Surpresa maior ocorre no dia subsequente, quando o proprietário do veículo – apenas ele quem poderá fazê-lo – apressa-se em socorrer o encarcerado automóvel e surpreende-se para além da obrigação dos gravames, IPVA, multas, licenciamentos, e que tais e, mais além, uma “taxa” de depósito do veículo, R$40,00 por dia de cadeia, mais, pasmem, R$110,00 de vistoria, na retirada do veículo, não no ingresso, dessemelhante do exame de corpo de delito, realizado obrigatoriamente antes e depois do aprisionamento do sujeito, e, ainda, sim, ainda falta mais, uma outra sobretaxa, esdrúxula, denominada “valor de liberação”, no montante de R$40,00. Um acinte, um sortilégio, provavelmente gestado com o propósito, claro, explícito de arrecadação, incidente sobre aquele que, no mais das vezes, ainda não cumpriu sua obrigação tributária, mormente pelo enfrentamento da crise do Estado que submete seus contribuintes a situação vexaminosa, humilhante, vexatória, nos moldes acima narrados.

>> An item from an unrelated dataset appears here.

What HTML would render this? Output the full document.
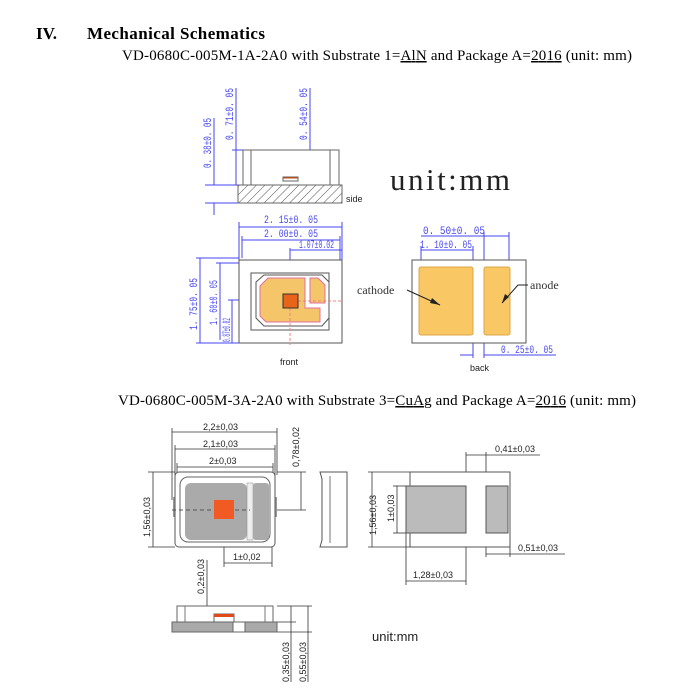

Pois bem, a que se presta toda a estória? A revelar que estamos no caminho inverso da cidadania, não que se queira justificar que o descumprimento das obrigações tributárias não seja passível de suas cobranças, absolutamente! Ademais, compete ao DETRAN o rigor da fiscalização, o zelo pelas vias, pela malha viária, pelos semáforos, pela orientação e educação no trânsito e outras atribuições de sua competência. A exigência do IPVA, que é tributo estadual, não se procede com a coação irresistível, é gravame que se cobra pela via judicial, com seus meios de defesa e inscrição do crédito em dívida ativa do ente público. O que há de se fiscalizar é o licenciamento do veículo, o que se há de verificar, são as condições de tramitação dos veículos na via pública, se se encontra em perfeito estado de funcionamento, se não causa risco à sociedade, enfim, se o condutor está apto e íntegro a conduzir o veículo, se as vias, como dito, se prestam a circulação, a sinalização, a orientação e educação para o trânsito. Nada disso se vê, nada disso importa. O que vale é a arrecadação desenfreada, a sanha avassaladora, o poder absoluto e a imposição exagerada. Nesse mister, ainda assim, o glorioso DETRAN-DF peca ao não multar as viaturas militares de que falamos no início, pois, embora expostas, praticam o toma lá, dá cá que tanto conhecemos, pois, os infratores, os agentes militares e seus reluzentes Corollas, são os delatores, os que transmitem os dados dos “criminosos” veículos, sempre por meio de seus dispositivos eletrônicos em rede, enquanto bandidos de carne e osso, estes sim, que deveriam ser alvo das galantes viaturas militares e seus oficiais condutores, grassam à solta, fazendo o que querem, praticando todos os tipos penais perante os cidadãos de Brasília.